E se o que delineou os dois primeiros álbuns do Rip Rig & Panic foi a libertinagem indisciplinada, você há de convir que qualquer nota fora do caos soaria mal aos ouvidos, e foi o que aconteceu com a chegada de Atittude.

É o registro mais fora dos padrões não padronizáveis oferecidos por eles, mas é também onde Neneh alcança seu maior destaque junto ao Rip Rig & Panic.

Entre as faixas, em “Sunken Love” ela traz toda força e sensibilidade que virariam suas características principais nos álbuns solo. Ela é calcada em uma simples linha de piano e batidas orgânicas que funcionam como uma espécie de cabeçalho de uma voz apressada para o tempo em que vivia. Ali surgia um dos princípios praticados por nomes como Massive Attack, no que anos mais tarde viria a ser traduzido como trip hop. Grande música!

Dois anos depois do lançamento de Atittude, o Rip Rig & Panic gravou o disco Kill Me in the Morning sob o nome de Float Up CP. Não é um álbum marcante, mas é soul music de qualidade. Nele sobra o talento de Neneh Cherry, mas falta a audácia indomável do Rip Rig & Panic.
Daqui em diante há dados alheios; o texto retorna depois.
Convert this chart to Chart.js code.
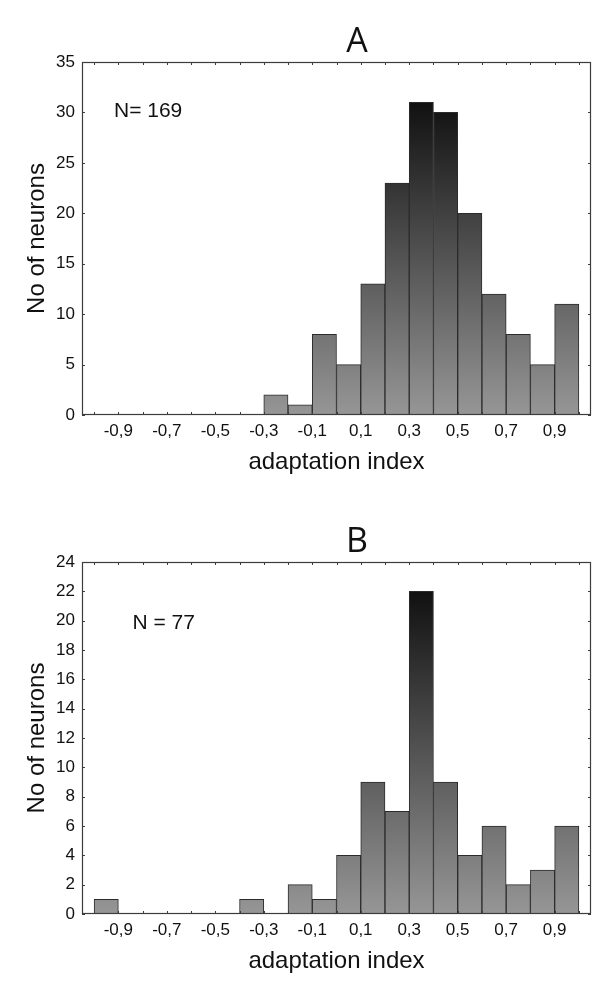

De lá pra cá, como falamos no início, Neneh Cherry estreou em carreira solo com o sucesso de Raw Like Sushi e ainda gravou mais quatro discos. O último deles, Broken Politics, foi um dos melhores lançamentos de 2018. Neneh também gravou um disco com o The Thing, dois com o grupo de trip-hop CirKus, além de dezenas de colaborações com outros artistas.

Um artigo sobre Kill Me in the Morning sintetizou: Neneh Cherry canta como uma tempestade. É isso! Há nela um canto cheio de alma, força, história. Um canto que emociona. Uma tempestade que nos atende e, até hoje, não passa.